Question

If \( x = 5 \tan t \) and \( y = 5 \sec t \), then \( \frac{dy}{dx} \) at \( t = \frac{\pi}{3} \) is:

• A. \( \frac{1}{2} \)
• B. \( \frac{1}{4} \)
• C. \( \frac{\sqrt{3}}{2} \)
• D. \( \frac{1}{\sqrt{3}} \)
• E. \( \sqrt{3} \)

Hint:

When given functions involving trigonometric identities, use differentiation rules such as the chain rule and standard trigonometric derivatives to simplify the process.
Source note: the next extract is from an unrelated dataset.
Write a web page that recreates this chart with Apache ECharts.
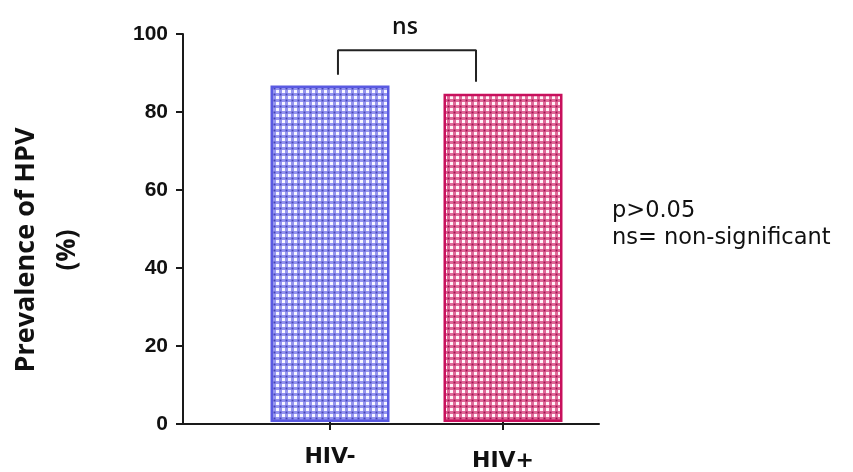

In this case, use \( \frac{dy}{dx} = \frac{dy/dt}{dx/dt} \) and trigonometric values for specific angles to evaluate the final result.

Answer 1

The Correct Option is C

We are given the following: \[ x = 5 \tan t \quad {and} \quad y = 5 \sec t. \] We need to find \( \frac{dy}{dx} \) at \( t = \frac{\pi}{3} \).
Step 1: Differentiate \( x \) and \( y \) with respect to \( t \): \[ \frac{dx}{dt} = \frac{d}{dt} \left( 5 \tan t \right) = 5 \sec^2 t. \] \[ \frac{dy}{dt} = \frac{d}{dt} \left( 5 \sec t \right) = 5 \sec t \tan t. \] Step 2: Use the chain rule to find \( \frac{dy}{dx} \): \[ \frac{dy}{dx} = \frac{\frac{dy}{dt}}{\frac{dx}{dt}} = \frac{5 \sec t \tan t}{5 \sec^2 t} = \frac{\tan t}{\sec t}. \] Since \( \frac{\tan t}{\sec t} = \sin t \), we have: \[ \frac{dy}{dx} = \sin t. \] Step 3: Now, evaluate \( \frac{dy}{dx} \) at \( t = \frac{\pi}{3} \): \[ \sin \left( \frac{\pi}{3} \right) = \frac{\sqrt{3}}{2}. \] Thus, the correct answer is option (C).